Stated goal ::
Return the material exactly as supplied, apart from the pictures, which are omitted.

Data lines ::
#####

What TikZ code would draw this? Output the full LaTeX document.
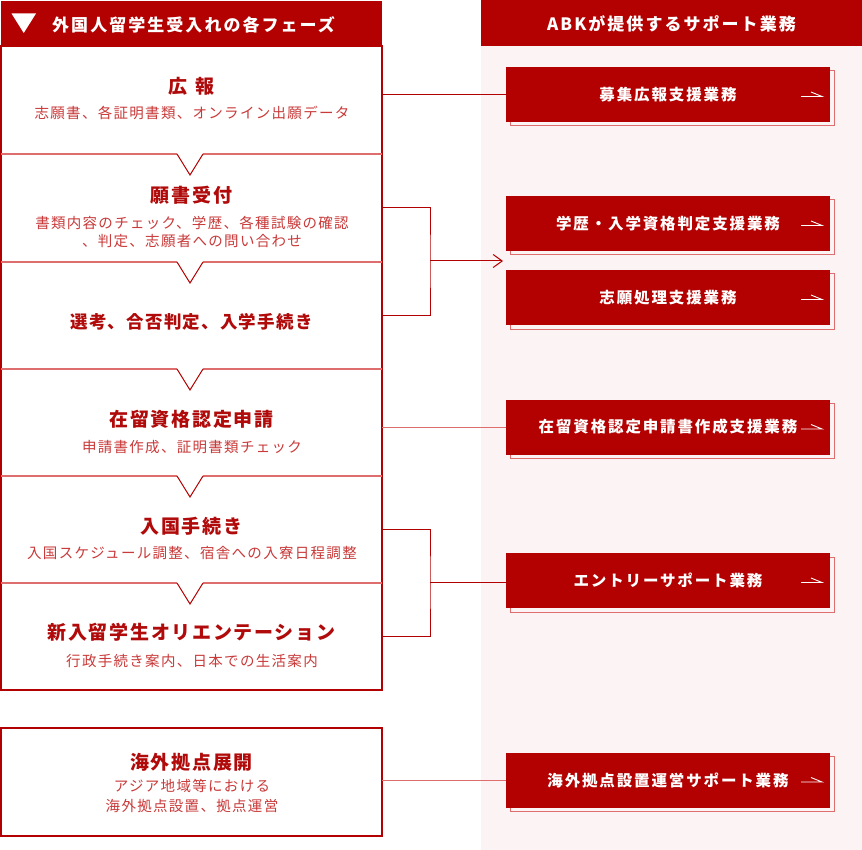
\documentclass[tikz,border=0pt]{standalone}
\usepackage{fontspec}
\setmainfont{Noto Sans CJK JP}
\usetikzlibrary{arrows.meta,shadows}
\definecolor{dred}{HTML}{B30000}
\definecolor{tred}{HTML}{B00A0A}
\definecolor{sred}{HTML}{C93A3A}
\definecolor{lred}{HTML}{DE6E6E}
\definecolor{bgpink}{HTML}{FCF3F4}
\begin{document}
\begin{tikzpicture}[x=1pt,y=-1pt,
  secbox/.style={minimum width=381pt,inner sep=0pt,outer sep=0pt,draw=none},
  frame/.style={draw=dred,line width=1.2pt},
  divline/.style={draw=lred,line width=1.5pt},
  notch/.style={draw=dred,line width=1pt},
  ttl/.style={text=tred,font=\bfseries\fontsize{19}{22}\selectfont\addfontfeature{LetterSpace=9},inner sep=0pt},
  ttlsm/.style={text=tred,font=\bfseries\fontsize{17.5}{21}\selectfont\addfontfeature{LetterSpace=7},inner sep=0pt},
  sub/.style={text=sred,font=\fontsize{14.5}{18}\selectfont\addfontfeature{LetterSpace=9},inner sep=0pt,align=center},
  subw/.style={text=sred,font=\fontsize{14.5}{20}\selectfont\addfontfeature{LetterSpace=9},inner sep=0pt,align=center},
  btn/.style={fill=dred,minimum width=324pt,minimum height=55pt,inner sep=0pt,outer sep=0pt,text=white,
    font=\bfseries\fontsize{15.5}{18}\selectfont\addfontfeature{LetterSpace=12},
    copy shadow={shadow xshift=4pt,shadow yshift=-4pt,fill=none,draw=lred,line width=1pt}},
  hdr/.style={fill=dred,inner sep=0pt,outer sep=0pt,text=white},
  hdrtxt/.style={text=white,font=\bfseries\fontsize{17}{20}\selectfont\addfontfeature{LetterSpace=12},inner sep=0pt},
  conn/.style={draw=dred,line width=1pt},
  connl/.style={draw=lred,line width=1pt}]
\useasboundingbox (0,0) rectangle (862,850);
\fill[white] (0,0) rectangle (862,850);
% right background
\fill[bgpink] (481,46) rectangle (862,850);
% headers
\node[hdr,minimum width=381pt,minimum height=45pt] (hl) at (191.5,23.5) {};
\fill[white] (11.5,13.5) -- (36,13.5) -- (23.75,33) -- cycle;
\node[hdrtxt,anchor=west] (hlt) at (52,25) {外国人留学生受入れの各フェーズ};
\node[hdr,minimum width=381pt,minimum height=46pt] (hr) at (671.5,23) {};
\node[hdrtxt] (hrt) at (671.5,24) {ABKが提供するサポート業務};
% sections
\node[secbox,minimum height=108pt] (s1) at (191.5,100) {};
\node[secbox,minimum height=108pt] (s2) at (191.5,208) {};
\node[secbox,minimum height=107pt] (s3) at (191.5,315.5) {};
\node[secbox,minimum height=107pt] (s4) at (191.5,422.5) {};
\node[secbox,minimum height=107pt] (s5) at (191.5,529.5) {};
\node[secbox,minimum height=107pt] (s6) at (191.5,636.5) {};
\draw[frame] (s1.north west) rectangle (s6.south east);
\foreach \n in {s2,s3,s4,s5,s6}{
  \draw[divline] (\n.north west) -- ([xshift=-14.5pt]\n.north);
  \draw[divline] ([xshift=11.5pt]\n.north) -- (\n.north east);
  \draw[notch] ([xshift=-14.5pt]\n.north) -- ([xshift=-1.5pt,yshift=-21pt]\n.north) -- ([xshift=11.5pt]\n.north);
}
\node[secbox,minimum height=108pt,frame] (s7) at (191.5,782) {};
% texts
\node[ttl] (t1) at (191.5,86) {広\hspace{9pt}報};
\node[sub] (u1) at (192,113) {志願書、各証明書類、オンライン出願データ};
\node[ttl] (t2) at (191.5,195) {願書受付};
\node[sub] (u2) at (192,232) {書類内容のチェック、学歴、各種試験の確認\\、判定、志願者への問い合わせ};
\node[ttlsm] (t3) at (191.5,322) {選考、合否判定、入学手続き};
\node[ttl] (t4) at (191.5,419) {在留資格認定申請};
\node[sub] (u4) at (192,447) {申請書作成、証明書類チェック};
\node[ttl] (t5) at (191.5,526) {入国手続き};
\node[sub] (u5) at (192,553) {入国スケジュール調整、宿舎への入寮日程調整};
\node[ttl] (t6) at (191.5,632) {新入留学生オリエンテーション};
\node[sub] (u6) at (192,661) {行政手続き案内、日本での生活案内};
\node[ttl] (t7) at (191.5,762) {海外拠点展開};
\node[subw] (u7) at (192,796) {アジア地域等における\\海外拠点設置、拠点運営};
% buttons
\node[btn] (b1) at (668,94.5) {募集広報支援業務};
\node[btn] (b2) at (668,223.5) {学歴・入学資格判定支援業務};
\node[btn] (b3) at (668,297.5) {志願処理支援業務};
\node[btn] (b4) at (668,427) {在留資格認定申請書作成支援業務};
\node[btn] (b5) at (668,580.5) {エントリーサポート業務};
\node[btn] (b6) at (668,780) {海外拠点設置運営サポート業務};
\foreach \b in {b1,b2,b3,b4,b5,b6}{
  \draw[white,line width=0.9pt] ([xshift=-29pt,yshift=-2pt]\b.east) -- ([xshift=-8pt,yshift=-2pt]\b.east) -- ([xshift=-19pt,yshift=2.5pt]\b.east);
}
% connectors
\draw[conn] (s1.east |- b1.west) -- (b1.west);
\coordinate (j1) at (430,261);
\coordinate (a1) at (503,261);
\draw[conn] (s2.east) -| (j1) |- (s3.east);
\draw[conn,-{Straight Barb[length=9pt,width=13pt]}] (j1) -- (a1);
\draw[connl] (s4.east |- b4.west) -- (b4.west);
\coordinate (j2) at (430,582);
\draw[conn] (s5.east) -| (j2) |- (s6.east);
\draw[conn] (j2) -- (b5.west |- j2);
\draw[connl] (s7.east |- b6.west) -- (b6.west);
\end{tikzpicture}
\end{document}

#####

The result ::
What TikZ code would draw this? Output the full LaTeX document.
\documentclass[tikz,border=0pt]{standalone}
\usepackage{fontspec}
\setmainfont{Noto Sans CJK JP}
\usetikzlibrary{arrows.meta,shadows}
\definecolor{dred}{HTML}{B30000}
\definecolor{tred}{HTML}{B00A0A}
\definecolor{sred}{HTML}{C93A3A}
\definecolor{lred}{HTML}{DE6E6E}
\definecolor{bgpink}{HTML}{FCF3F4}
\begin{document}
\begin{tikzpicture}[x=1pt,y=-1pt,
  secbox/.style={minimum width=381pt,inner sep=0pt,outer sep=0pt,draw=none},
  frame/.style={draw=dred,line width=1.2pt},
  divline/.style={draw=lred,line width=1.5pt},
  notch/.style={draw=dred,line width=1pt},
  ttl/.style={text=tred,font=\bfseries\fontsize{19}{22}\selectfont\addfontfeature{LetterSpace=9},inner sep=0pt},
  ttlsm/.style={text=tred,font=\bfseries\fontsize{17.5}{21}\selectfont\addfontfeature{LetterSpace=7},inner sep=0pt},
  sub/.style={text=sred,font=\fontsize{14.5}{18}\selectfont\addfontfeature{LetterSpace=9},inner sep=0pt,align=center},
  subw/.style={text=sred,font=\fontsize{14.5}{20}\selectfont\addfontfeature{LetterSpace=9},inner sep=0pt,align=center},
  btn/.style={fill=dred,minimum width=324pt,minimum height=55pt,inner sep=0pt,outer sep=0pt,text=white,
    font=\bfseries\fontsize{15.5}{18}\selectfont\addfontfeature{LetterSpace=12},
    copy shadow={shadow xshift=4pt,shadow yshift=-4pt,fill=none,draw=lred,line width=1pt}},
  hdr/.style={fill=dred,inner sep=0pt,outer sep=0pt,text=white},
  hdrtxt/.style={text=white,font=\bfseries\fontsize{17}{20}\selectfont\addfontfeature{LetterSpace=12},inner sep=0pt},
  conn/.style={draw=dred,line width=1pt},
  connl/.style={draw=lred,line width=1pt}]
\useasboundingbox (0,0) rectangle (862,850);
\fill[white] (0,0) rectangle (862,850);
% right background
\fill[bgpink] (481,46) rectangle (862,850);
% headers
\node[hdr,minimum width=381pt,minimum height=45pt] (hl) at (191.5,23.5) {};
\fill[white] (11.5,13.5) -- (36,13.5) -- (23.75,33) -- cycle;
\node[hdrtxt,anchor=west] (hlt) at (52,25) {外国人留学生受入れの各フェーズ};
\node[hdr,minimum width=381pt,minimum height=46pt] (hr) at (671.5,23) {};
\node[hdrtxt] (hrt) at (671.5,24) {ABKが提供するサポート業務};
% sections
\node[secbox,minimum height=108pt] (s1) at (191.5,100) {};
\node[secbox,minimum height=108pt] (s2) at (191.5,208) {};
\node[secbox,minimum height=107pt] (s3) at (191.5,315.5) {};
\node[secbox,minimum height=107pt] (s4) at (191.5,422.5) {};
\node[secbox,minimum height=107pt] (s5) at (191.5,529.5) {};
\node[secbox,minimum height=107pt] (s6) at (191.5,636.5) {};
\draw[frame] (s1.north west) rectangle (s6.south east);
\foreach \n in {s2,s3,s4,s5,s6}{
  \draw[divline] (\n.north west) -- ([xshift=-14.5pt]\n.north);
  \draw[divline] ([xshift=11.5pt]\n.north) -- (\n.north east);
  \draw[notch] ([xshift=-14.5pt]\n.north) -- ([xshift=-1.5pt,yshift=-21pt]\n.north) -- ([xshift=11.5pt]\n.north);
}
\node[secbox,minimum height=108pt,frame] (s7) at (191.5,782) {};
% texts
\node[ttl] (t1) at (191.5,86) {広\hspace{9pt}報};
\node[sub] (u1) at (192,113) {志願書、各証明書類、オンライン出願データ};
\node[ttl] (t2) at (191.5,195) {願書受付};
\node[sub] (u2) at (192,232) {書類内容のチェック、学歴、各種試験の確認\\、判定、志願者への問い合わせ};
\node[ttlsm] (t3) at (191.5,322) {選考、合否判定、入学手続き};
\node[ttl] (t4) at (191.5,419) {在留資格認定申請};
\node[sub] (u4) at (192,447) {申請書作成、証明書類チェック};
\node[ttl] (t5) at (191.5,526) {入国手続き};
\node[sub] (u5) at (192,553) {入国スケジュール調整、宿舎への入寮日程調整};
\node[ttl] (t6) at (191.5,632) {新入留学生オリエンテーション};
\node[sub] (u6) at (192,661) {行政手続き案内、日本での生活案内};
\node[ttl] (t7) at (191.5,762) {海外拠点展開};
\node[subw] (u7) at (192,796) {アジア地域等における\\海外拠点設置、拠点運営};
% buttons
\node[btn] (b1) at (668,94.5) {募集広報支援業務};
\node[btn] (b2) at (668,223.5) {学歴・入学資格判定支援業務};
\node[btn] (b3) at (668,297.5) {志願処理支援業務};
\node[btn] (b4) at (668,427) {在留資格認定申請書作成支援業務};
\node[btn] (b5) at (668,580.5) {エントリーサポート業務};
\node[btn] (b6) at (668,780) {海外拠点設置運営サポート業務};
\foreach \b in {b1,b2,b3,b4,b5,b6}{
  \draw[white,line width=0.9pt] ([xshift=-29pt,yshift=-2pt]\b.east) -- ([xshift=-8pt,yshift=-2pt]\b.east) -- ([xshift=-19pt,yshift=2.5pt]\b.east);
}
% connectors
\draw[conn] (s1.east |- b1.west) -- (b1.west);
\coordinate (j1) at (430,261);
\coordinate (a1) at (503,261);
\draw[conn] (s2.east) -| (j1) |- (s3.east);
\draw[conn,-{Straight Barb[length=9pt,width=13pt]}] (j1) -- (a1);
\draw[connl] (s4.east |- b4.west) -- (b4.west);
\coordinate (j2) at (430,582);
\draw[conn] (s5.east) -| (j2) |- (s6.east);
\draw[conn] (j2) -- (b5.west |- j2);
\draw[connl] (s7.east |- b6.west) -- (b6.west);
\end{tikzpicture}
\end{document}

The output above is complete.